#### BRIEF
Using the material below, repeat exactly the lines from the one with "What pgfplots code" through the one with "sep=0] at (122bp,-55bp)", ends included, without any images.

A block of data

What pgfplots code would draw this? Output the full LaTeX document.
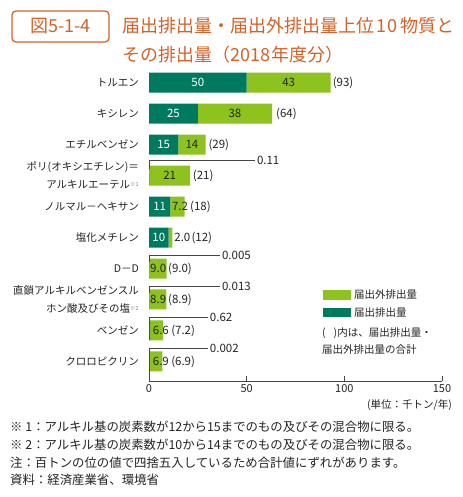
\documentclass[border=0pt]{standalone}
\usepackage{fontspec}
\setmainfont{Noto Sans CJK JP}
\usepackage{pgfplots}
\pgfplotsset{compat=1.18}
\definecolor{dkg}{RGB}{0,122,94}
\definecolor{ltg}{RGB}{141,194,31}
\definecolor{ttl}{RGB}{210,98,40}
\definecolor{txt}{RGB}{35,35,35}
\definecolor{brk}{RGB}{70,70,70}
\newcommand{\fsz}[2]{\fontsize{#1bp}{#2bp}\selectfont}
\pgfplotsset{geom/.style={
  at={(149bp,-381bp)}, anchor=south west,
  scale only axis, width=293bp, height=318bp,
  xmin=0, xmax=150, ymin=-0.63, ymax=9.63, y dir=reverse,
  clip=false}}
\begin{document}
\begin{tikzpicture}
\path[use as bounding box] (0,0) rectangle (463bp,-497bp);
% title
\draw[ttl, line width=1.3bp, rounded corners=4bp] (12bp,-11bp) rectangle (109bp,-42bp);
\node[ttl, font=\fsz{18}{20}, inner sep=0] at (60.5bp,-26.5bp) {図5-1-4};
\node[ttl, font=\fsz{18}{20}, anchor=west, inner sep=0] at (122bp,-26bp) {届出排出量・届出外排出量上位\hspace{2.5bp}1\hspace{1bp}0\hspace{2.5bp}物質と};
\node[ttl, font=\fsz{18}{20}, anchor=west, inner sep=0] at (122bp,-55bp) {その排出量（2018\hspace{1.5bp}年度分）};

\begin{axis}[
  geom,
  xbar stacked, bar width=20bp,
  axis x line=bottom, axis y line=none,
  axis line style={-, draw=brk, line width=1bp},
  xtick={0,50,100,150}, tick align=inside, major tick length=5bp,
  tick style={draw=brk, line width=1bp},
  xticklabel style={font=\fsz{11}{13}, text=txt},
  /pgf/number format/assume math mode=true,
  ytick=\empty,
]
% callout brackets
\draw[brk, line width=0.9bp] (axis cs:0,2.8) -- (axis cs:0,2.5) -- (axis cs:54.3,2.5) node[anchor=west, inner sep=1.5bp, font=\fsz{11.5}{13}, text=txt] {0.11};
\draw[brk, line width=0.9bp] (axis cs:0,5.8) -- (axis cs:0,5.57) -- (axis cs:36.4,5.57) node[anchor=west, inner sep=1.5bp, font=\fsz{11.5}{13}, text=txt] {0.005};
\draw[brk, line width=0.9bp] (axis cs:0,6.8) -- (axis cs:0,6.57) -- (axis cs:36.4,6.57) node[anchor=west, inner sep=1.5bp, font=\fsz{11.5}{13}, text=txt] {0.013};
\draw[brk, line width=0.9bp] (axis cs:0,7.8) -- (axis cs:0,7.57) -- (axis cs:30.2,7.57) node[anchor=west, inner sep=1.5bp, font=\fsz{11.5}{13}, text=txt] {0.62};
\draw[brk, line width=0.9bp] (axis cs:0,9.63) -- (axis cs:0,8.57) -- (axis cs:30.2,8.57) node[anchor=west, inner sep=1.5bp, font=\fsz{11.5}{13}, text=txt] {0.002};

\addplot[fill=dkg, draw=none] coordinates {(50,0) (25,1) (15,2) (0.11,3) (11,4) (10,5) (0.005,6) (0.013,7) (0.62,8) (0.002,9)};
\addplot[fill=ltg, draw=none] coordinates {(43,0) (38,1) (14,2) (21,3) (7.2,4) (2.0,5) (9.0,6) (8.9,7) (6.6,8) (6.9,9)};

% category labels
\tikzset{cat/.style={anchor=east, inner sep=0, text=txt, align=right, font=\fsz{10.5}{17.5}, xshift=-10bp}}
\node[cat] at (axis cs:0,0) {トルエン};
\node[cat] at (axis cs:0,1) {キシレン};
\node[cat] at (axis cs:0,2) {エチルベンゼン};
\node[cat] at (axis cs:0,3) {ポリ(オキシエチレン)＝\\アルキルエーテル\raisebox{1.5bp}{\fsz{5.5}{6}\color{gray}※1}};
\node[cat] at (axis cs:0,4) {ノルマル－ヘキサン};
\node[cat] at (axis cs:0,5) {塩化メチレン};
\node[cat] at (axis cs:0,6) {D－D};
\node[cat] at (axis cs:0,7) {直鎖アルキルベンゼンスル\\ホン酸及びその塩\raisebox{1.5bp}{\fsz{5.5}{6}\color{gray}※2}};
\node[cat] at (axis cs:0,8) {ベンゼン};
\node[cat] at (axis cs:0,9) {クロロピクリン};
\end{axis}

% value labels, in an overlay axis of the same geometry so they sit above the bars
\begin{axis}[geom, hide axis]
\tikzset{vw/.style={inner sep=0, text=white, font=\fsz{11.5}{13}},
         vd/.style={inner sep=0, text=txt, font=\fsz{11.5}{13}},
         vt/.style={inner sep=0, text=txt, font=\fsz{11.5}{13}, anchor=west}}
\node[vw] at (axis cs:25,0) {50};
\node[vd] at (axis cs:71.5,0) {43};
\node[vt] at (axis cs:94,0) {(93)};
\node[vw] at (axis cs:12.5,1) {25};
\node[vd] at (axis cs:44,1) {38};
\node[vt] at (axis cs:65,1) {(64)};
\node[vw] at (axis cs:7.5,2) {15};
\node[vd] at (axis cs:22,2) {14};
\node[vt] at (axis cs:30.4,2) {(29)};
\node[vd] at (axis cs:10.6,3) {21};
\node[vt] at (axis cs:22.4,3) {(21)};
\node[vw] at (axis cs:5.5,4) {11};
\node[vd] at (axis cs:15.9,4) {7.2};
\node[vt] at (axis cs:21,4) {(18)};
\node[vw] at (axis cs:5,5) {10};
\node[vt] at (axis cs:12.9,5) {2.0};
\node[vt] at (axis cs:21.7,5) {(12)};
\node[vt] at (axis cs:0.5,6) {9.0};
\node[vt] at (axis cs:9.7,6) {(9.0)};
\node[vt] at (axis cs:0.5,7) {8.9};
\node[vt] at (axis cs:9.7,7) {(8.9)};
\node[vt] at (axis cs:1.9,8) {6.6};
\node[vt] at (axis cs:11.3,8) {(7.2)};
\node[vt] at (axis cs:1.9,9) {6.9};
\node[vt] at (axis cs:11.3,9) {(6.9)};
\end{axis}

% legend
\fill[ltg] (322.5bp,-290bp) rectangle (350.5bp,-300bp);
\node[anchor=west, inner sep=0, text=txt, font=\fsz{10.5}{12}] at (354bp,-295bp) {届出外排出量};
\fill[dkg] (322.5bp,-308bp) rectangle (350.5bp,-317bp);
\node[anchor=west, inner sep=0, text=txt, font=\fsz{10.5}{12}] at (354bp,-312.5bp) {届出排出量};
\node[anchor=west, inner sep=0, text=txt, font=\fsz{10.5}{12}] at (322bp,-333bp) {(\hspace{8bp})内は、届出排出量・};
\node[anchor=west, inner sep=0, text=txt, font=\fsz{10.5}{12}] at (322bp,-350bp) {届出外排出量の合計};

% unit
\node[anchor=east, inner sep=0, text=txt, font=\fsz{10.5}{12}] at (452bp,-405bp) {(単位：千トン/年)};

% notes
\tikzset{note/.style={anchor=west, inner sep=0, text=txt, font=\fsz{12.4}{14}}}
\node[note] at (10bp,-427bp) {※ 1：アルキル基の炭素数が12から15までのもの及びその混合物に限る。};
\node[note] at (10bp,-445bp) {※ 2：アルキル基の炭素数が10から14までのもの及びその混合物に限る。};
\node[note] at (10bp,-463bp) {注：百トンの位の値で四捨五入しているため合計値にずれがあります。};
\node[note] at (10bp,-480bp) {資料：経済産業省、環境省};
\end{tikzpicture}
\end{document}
---
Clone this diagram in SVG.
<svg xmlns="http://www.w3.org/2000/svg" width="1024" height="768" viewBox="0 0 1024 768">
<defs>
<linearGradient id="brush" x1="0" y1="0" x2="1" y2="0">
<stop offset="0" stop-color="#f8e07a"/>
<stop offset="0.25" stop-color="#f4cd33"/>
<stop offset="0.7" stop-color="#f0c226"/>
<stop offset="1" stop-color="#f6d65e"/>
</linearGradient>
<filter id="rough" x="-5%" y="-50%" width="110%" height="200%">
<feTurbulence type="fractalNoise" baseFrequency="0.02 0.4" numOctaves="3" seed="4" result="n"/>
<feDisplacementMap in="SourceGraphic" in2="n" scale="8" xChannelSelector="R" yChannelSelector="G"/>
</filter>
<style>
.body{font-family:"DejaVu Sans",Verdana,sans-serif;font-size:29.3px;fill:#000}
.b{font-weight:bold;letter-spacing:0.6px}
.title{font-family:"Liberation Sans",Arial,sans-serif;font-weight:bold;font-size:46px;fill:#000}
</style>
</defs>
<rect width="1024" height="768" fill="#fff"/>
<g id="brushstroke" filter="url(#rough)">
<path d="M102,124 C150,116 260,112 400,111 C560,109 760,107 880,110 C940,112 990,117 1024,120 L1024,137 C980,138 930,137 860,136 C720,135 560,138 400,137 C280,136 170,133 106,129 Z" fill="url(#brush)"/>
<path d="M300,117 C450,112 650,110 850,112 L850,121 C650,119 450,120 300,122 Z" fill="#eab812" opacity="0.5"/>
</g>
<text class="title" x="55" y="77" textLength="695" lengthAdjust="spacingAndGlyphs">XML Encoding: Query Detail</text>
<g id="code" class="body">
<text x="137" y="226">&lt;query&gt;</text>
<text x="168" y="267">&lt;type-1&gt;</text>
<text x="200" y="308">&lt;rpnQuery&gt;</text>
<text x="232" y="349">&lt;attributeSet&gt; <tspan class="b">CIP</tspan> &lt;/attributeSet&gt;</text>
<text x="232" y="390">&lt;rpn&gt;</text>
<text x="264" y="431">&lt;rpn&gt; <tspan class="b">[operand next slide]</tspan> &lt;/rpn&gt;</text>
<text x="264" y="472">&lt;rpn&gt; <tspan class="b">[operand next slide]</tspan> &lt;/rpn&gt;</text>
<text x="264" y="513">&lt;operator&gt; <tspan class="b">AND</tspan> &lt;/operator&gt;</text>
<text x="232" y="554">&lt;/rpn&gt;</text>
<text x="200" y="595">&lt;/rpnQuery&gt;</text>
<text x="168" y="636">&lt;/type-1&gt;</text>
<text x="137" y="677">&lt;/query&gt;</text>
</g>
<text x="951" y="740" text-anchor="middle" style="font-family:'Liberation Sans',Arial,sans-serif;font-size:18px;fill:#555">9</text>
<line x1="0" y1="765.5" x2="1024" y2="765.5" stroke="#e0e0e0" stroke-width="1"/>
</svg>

#### THE ANSWER
What pgfplots code would draw this? Output the full LaTeX document.
\documentclass[border=0pt]{standalone}
\usepackage{fontspec}
\setmainfont{Noto Sans CJK JP}
\usepackage{pgfplots}
\pgfplotsset{compat=1.18}
\definecolor{dkg}{RGB}{0,122,94}
\definecolor{ltg}{RGB}{141,194,31}
\definecolor{ttl}{RGB}{210,98,40}
\definecolor{txt}{RGB}{35,35,35}
\definecolor{brk}{RGB}{70,70,70}
\newcommand{\fsz}[2]{\fontsize{#1bp}{#2bp}\selectfont}
\pgfplotsset{geom/.style={
  at={(149bp,-381bp)}, anchor=south west,
  scale only axis, width=293bp, height=318bp,
  xmin=0, xmax=150, ymin=-0.63, ymax=9.63, y dir=reverse,
  clip=false}}
\begin{document}
\begin{tikzpicture}
\path[use as bounding box] (0,0) rectangle (463bp,-497bp);
% title
\draw[ttl, line width=1.3bp, rounded corners=4bp] (12bp,-11bp) rectangle (109bp,-42bp);
\node[ttl, font=\fsz{18}{20}, inner sep=0] at (60.5bp,-26.5bp) {図5-1-4};
\node[ttl, font=\fsz{18}{20}, anchor=west, inner sep=0] at (122bp,-26bp) {届出排出量・届出外排出量上位\hspace{2.5bp}1\hspace{1bp}0\hspace{2.5bp}物質と};
\node[ttl, font=\fsz{18}{20}, anchor=west, inner sep=0] at (122bp,-55bp) {その排出量（2018\hspace{1.5bp}年度分）};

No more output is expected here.